> WHAT IS BEING ASKED
Reproduce the listing exactly and skip over any pictures.

> AVAILABLE DATA

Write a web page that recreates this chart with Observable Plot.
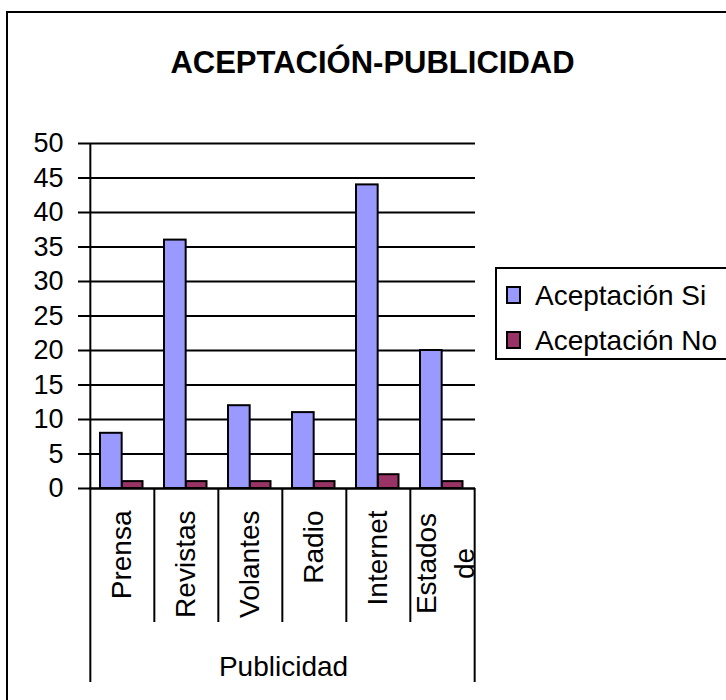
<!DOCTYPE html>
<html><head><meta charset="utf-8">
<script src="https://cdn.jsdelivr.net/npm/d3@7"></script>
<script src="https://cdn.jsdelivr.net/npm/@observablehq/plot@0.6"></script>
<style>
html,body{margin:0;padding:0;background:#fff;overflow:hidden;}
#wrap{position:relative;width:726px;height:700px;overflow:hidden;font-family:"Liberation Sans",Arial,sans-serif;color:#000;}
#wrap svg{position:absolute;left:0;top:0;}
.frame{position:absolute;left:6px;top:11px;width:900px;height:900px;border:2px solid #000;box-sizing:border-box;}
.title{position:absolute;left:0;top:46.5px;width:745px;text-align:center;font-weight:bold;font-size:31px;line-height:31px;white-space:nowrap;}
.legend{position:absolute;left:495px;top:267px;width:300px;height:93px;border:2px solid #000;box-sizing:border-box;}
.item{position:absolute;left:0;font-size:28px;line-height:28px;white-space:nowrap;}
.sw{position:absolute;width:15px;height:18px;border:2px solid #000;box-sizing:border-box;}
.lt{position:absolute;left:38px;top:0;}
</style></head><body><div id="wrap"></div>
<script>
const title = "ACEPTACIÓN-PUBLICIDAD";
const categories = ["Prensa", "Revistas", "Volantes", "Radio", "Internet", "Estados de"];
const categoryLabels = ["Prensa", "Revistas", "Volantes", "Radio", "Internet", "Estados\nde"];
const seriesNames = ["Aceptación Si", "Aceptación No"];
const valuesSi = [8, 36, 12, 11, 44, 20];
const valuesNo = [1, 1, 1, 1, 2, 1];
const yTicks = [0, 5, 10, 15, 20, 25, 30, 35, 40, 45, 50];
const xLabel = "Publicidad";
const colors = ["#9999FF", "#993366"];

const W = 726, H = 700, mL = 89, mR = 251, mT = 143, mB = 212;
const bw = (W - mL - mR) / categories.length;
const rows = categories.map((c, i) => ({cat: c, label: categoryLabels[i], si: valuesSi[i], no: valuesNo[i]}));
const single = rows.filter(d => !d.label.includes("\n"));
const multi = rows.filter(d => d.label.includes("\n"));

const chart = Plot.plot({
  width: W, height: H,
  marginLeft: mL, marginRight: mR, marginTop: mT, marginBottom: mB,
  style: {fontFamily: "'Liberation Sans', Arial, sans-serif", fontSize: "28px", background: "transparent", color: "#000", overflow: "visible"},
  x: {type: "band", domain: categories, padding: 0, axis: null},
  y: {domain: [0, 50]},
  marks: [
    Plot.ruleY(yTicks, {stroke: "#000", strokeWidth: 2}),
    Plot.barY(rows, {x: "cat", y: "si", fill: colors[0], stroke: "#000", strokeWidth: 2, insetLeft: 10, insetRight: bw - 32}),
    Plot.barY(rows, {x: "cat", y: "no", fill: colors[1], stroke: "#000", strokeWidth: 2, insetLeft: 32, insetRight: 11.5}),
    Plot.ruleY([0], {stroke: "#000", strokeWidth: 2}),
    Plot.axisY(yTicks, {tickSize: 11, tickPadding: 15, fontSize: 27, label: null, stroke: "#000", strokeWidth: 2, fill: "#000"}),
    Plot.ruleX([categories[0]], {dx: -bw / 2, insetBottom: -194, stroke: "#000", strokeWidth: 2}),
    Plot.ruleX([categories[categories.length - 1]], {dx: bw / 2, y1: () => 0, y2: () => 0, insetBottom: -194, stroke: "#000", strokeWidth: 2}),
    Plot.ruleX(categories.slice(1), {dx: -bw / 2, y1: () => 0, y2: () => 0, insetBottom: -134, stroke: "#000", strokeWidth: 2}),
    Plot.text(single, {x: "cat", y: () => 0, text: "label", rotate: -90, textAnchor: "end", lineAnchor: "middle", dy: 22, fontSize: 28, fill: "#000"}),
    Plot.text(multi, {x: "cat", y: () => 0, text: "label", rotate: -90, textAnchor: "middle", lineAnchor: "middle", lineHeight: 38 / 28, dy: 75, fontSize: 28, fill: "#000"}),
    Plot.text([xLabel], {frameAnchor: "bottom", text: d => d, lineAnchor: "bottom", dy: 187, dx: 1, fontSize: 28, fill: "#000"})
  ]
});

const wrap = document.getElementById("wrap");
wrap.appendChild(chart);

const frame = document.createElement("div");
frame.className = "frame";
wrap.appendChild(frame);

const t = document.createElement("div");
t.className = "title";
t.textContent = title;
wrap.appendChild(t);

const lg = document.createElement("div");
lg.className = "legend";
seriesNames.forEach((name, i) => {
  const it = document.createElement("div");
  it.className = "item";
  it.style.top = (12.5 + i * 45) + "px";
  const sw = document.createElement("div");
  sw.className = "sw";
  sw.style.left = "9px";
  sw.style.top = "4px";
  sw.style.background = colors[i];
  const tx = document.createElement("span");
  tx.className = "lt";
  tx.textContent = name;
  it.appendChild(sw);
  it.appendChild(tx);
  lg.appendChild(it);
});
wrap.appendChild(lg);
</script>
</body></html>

> SOLUTION TO THIS EXERCISE
Write a web page that recreates this chart with Observable Plot.
<!DOCTYPE html>
<html><head><meta charset="utf-8">
<script src="https://cdn.jsdelivr.net/npm/d3@7"></script>
<script src="https://cdn.jsdelivr.net/npm/@observablehq/plot@0.6"></script>
<style>
html,body{margin:0;padding:0;background:#fff;overflow:hidden;}
#wrap{position:relative;width:726px;height:700px;overflow:hidden;font-family:"Liberation Sans",Arial,sans-serif;color:#000;}
#wrap svg{position:absolute;left:0;top:0;}
.frame{position:absolute;left:6px;top:11px;width:900px;height:900px;border:2px solid #000;box-sizing:border-box;}
.title{position:absolute;left:0;top:46.5px;width:745px;text-align:center;font-weight:bold;font-size:31px;line-height:31px;white-space:nowrap;}
.legend{position:absolute;left:495px;top:267px;width:300px;height:93px;border:2px solid #000;box-sizing:border-box;}
.item{position:absolute;left:0;font-size:28px;line-height:28px;white-space:nowrap;}
.sw{position:absolute;width:15px;height:18px;border:2px solid #000;box-sizing:border-box;}
.lt{position:absolute;left:38px;top:0;}
</style></head><body><div id="wrap"></div>
<script>
const title = "ACEPTACIÓN-PUBLICIDAD";
const categories = ["Prensa", "Revistas", "Volantes", "Radio", "Internet", "Estados de"];
const categoryLabels = ["Prensa", "Revistas", "Volantes", "Radio", "Internet", "Estados\nde"];
const seriesNames = ["Aceptación Si", "Aceptación No"];
const valuesSi = [8, 36, 12, 11, 44, 20];
const valuesNo = [1, 1, 1, 1, 2, 1];
const yTicks = [0, 5, 10, 15, 20, 25, 30, 35, 40, 45, 50];
const xLabel = "Publicidad";
const colors = ["#9999FF", "#993366"];

const W = 726, H = 700, mL = 89, mR = 251, mT = 143, mB = 212;
const bw = (W - mL - mR) / categories.length;
const rows = categories.map((c, i) => ({cat: c, label: categoryLabels[i], si: valuesSi[i], no: valuesNo[i]}));
const single = rows.filter(d => !d.label.includes("\n"));
const multi = rows.filter(d => d.label.includes("\n"));

const chart = Plot.plot({
  width: W, height: H,
  marginLeft: mL, marginRight: mR, marginTop: mT, marginBottom: mB,
  style: {fontFamily: "'Liberation Sans', Arial, sans-serif", fontSize: "28px", background: "transparent", color: "#000", overflow: "visible"},
  x: {type: "band", domain: categories, padding: 0, axis: null},
  y: {domain: [0, 50]},
  marks: [
    Plot.ruleY(yTicks, {stroke: "#000", strokeWidth: 2}),
    Plot.barY(rows, {x: "cat", y: "si", fill: colors[0], stroke: "#000", strokeWidth: 2, insetLeft: 10, insetRight: bw - 32}),
    Plot.barY(rows, {x: "cat", y: "no", fill: colors[1], stroke: "#000", strokeWidth: 2, insetLeft: 32, insetRight: 11.5}),
    Plot.ruleY([0], {stroke: "#000", strokeWidth: 2}),
    Plot.axisY(yTicks, {tickSize: 11, tickPadding: 15, fontSize: 27, label: null, stroke: "#000", strokeWidth: 2, fill: "#000"}),
    Plot.ruleX([categories[0]], {dx: -bw / 2, insetBottom: -194, stroke: "#000", strokeWidth: 2}),
    Plot.ruleX([categories[categories.length - 1]], {dx: bw / 2, y1: () => 0, y2: () => 0, insetBottom: -194, stroke: "#000", strokeWidth: 2}),
    Plot.ruleX(categories.slice(1), {dx: -bw / 2, y1: () => 0, y2: () => 0, insetBottom: -134, stroke: "#000", strokeWidth: 2}),
    Plot.text(single, {x: "cat", y: () => 0, text: "label", rotate: -90, textAnchor: "end", lineAnchor: "middle", dy: 22, fontSize: 28, fill: "#000"}),
    Plot.text(multi, {x: "cat", y: () => 0, text: "label", rotate: -90, textAnchor: "middle", lineAnchor: "middle", lineHeight: 38 / 28, dy: 75, fontSize: 28, fill: "#000"}),
    Plot.text([xLabel], {frameAnchor: "bottom", text: d => d, lineAnchor: "bottom", dy: 187, dx: 1, fontSize: 28, fill: "#000"})
  ]
});

const wrap = document.getElementById("wrap");
wrap.appendChild(chart);

const frame = document.createElement("div");
frame.className = "frame";
wrap.appendChild(frame);

const t = document.createElement("div");
t.className = "title";
t.textContent = title;
wrap.appendChild(t);

const lg = document.createElement("div");
lg.className = "legend";
seriesNames.forEach((name, i) => {
  const it = document.createElement("div");
  it.className = "item";
  it.style.top = (12.5 + i * 45) + "px";
  const sw = document.createElement("div");
  sw.className = "sw";
  sw.style.left = "9px";
  sw.style.top = "4px";
  sw.style.background = colors[i];
  const tx = document.createElement("span");
  tx.className = "lt";
  tx.textContent = name;
  it.appendChild(sw);
  it.appendChild(tx);
  lg.appendChild(it);
});
wrap.appendChild(lg);
</script>
</body></html>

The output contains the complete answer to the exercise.